▸ What the exercise asks
Repeat every line of the listing below exactly, minus the pictures.

──────── Data excerpt

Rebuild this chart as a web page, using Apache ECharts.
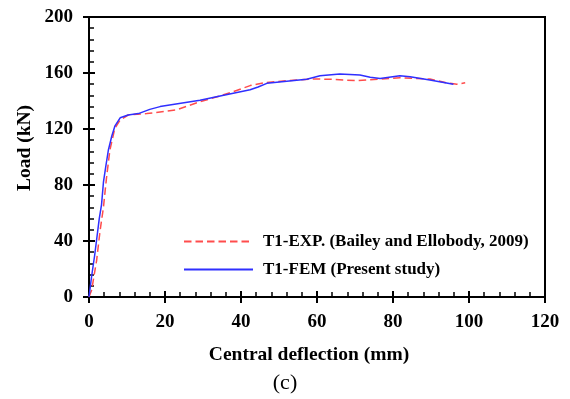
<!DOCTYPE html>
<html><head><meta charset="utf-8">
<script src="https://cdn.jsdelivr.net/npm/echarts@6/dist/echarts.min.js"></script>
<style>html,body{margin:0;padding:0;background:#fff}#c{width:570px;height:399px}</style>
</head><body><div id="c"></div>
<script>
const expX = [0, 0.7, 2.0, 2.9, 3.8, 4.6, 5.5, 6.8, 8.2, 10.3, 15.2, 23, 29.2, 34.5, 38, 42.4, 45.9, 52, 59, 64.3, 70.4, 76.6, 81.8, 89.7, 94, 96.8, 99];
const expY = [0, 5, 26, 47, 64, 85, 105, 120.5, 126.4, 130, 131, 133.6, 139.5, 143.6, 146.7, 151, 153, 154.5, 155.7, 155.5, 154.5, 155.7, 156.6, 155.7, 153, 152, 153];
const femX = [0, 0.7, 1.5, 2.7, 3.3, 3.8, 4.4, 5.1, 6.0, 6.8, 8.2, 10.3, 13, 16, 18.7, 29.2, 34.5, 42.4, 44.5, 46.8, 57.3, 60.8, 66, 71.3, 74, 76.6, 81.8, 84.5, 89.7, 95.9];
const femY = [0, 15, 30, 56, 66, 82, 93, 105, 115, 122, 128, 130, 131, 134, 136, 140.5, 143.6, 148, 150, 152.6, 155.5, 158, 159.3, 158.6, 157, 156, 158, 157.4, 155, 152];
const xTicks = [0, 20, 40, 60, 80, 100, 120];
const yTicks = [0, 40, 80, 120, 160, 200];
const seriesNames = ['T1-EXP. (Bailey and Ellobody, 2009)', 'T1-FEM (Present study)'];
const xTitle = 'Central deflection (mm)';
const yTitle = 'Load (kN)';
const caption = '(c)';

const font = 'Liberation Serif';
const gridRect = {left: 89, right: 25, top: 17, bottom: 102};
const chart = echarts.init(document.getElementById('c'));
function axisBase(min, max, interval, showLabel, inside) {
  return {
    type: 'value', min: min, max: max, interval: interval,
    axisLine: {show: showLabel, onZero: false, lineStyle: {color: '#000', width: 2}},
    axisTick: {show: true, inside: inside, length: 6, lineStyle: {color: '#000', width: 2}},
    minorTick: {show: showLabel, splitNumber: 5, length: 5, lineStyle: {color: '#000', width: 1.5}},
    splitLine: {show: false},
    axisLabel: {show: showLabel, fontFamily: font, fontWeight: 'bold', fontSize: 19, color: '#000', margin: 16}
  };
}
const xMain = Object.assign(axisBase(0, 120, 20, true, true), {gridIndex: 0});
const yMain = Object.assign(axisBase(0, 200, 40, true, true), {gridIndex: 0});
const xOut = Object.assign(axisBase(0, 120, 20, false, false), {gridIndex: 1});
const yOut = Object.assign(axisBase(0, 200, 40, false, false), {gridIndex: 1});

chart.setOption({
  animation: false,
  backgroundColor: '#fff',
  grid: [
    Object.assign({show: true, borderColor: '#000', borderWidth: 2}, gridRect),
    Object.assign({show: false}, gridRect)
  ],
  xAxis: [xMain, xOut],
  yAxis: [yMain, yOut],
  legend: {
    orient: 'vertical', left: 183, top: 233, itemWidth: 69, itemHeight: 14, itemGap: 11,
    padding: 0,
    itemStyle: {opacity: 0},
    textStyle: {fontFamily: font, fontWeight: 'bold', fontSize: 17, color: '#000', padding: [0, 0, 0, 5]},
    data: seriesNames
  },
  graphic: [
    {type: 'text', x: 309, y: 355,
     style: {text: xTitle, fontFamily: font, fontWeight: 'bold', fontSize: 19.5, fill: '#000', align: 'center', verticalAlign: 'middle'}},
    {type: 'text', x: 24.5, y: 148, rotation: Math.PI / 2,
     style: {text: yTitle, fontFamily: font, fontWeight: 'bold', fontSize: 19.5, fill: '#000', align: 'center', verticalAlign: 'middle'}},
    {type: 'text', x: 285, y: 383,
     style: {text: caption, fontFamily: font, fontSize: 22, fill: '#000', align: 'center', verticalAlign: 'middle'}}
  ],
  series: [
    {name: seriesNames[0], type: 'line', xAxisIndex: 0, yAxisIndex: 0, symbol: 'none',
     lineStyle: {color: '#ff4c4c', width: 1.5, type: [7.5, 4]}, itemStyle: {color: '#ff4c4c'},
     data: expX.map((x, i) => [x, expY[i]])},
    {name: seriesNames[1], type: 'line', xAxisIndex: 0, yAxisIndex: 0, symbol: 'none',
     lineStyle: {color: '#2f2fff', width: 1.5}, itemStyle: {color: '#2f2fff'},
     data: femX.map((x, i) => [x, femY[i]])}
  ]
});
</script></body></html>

────────────────

▸ Answer to the exercise
Rebuild this chart as a web page, using Apache ECharts.
<!DOCTYPE html>
<html><head><meta charset="utf-8">
<script src="https://cdn.jsdelivr.net/npm/echarts@6/dist/echarts.min.js"></script>
<style>html,body{margin:0;padding:0;background:#fff}#c{width:570px;height:399px}</style>
</head><body><div id="c"></div>
<script>
const expX = [0, 0.7, 2.0, 2.9, 3.8, 4.6, 5.5, 6.8, 8.2, 10.3, 15.2, 23, 29.2, 34.5, 38, 42.4, 45.9, 52, 59, 64.3, 70.4, 76.6, 81.8, 89.7, 94, 96.8, 99];
const expY = [0, 5, 26, 47, 64, 85, 105, 120.5, 126.4, 130, 131, 133.6, 139.5, 143.6, 146.7, 151, 153, 154.5, 155.7, 155.5, 154.5, 155.7, 156.6, 155.7, 153, 152, 153];
const femX = [0, 0.7, 1.5, 2.7, 3.3, 3.8, 4.4, 5.1, 6.0, 6.8, 8.2, 10.3, 13, 16, 18.7, 29.2, 34.5, 42.4, 44.5, 46.8, 57.3, 60.8, 66, 71.3, 74, 76.6, 81.8, 84.5, 89.7, 95.9];
const femY = [0, 15, 30, 56, 66, 82, 93, 105, 115, 122, 128, 130, 131, 134, 136, 140.5, 143.6, 148, 150, 152.6, 155.5, 158, 159.3, 158.6, 157, 156, 158, 157.4, 155, 152];
const xTicks = [0, 20, 40, 60, 80, 100, 120];
const yTicks = [0, 40, 80, 120, 160, 200];
const seriesNames = ['T1-EXP. (Bailey and Ellobody, 2009)', 'T1-FEM (Present study)'];
const xTitle = 'Central deflection (mm)';
const yTitle = 'Load (kN)';
const caption = '(c)';

const font = 'Liberation Serif';
const gridRect = {left: 89, right: 25, top: 17, bottom: 102};
const chart = echarts.init(document.getElementById('c'));
function axisBase(min, max, interval, showLabel, inside) {
  return {
    type: 'value', min: min, max: max, interval: interval,
    axisLine: {show: showLabel, onZero: false, lineStyle: {color: '#000', width: 2}},
    axisTick: {show: true, inside: inside, length: 6, lineStyle: {color: '#000', width: 2}},
    minorTick: {show: showLabel, splitNumber: 5, length: 5, lineStyle: {color: '#000', width: 1.5}},
    splitLine: {show: false},
    axisLabel: {show: showLabel, fontFamily: font, fontWeight: 'bold', fontSize: 19, color: '#000', margin: 16}
  };
}
const xMain = Object.assign(axisBase(0, 120, 20, true, true), {gridIndex: 0});
const yMain = Object.assign(axisBase(0, 200, 40, true, true), {gridIndex: 0});
const xOut = Object.assign(axisBase(0, 120, 20, false, false), {gridIndex: 1});
const yOut = Object.assign(axisBase(0, 200, 40, false, false), {gridIndex: 1});

chart.setOption({
  animation: false,
  backgroundColor: '#fff',
  grid: [
    Object.assign({show: true, borderColor: '#000', borderWidth: 2}, gridRect),
    Object.assign({show: false}, gridRect)
  ],
  xAxis: [xMain, xOut],
  yAxis: [yMain, yOut],
  legend: {
    orient: 'vertical', left: 183, top: 233, itemWidth: 69, itemHeight: 14, itemGap: 11,
    padding: 0,
    itemStyle: {opacity: 0},
    textStyle: {fontFamily: font, fontWeight: 'bold', fontSize: 17, color: '#000', padding: [0, 0, 0, 5]},
    data: seriesNames
  },
  graphic: [
    {type: 'text', x: 309, y: 355,
     style: {text: xTitle, fontFamily: font, fontWeight: 'bold', fontSize: 19.5, fill: '#000', align: 'center', verticalAlign: 'middle'}},
    {type: 'text', x: 24.5, y: 148, rotation: Math.PI / 2,
     style: {text: yTitle, fontFamily: font, fontWeight: 'bold', fontSize: 19.5, fill: '#000', align: 'center', verticalAlign: 'middle'}},
    {type: 'text', x: 285, y: 383,
     style: {text: caption, fontFamily: font, fontSize: 22, fill: '#000', align: 'center', verticalAlign: 'middle'}}
  ],
  series: [
    {name: seriesNames[0], type: 'line', xAxisIndex: 0, yAxisIndex: 0, symbol: 'none',
     lineStyle: {color: '#ff4c4c', width: 1.5, type: [7.5, 4]}, itemStyle: {color: '#ff4c4c'},
     data: expX.map((x, i) => [x, expY[i]])},
    {name: seriesNames[1], type: 'line', xAxisIndex: 0, yAxisIndex: 0, symbol: 'none',
     lineStyle: {color: '#2f2fff', width: 1.5}, itemStyle: {color: '#2f2fff'},
     data: femX.map((x, i) => [x, femY[i]])}
  ]
});
</script></body></html>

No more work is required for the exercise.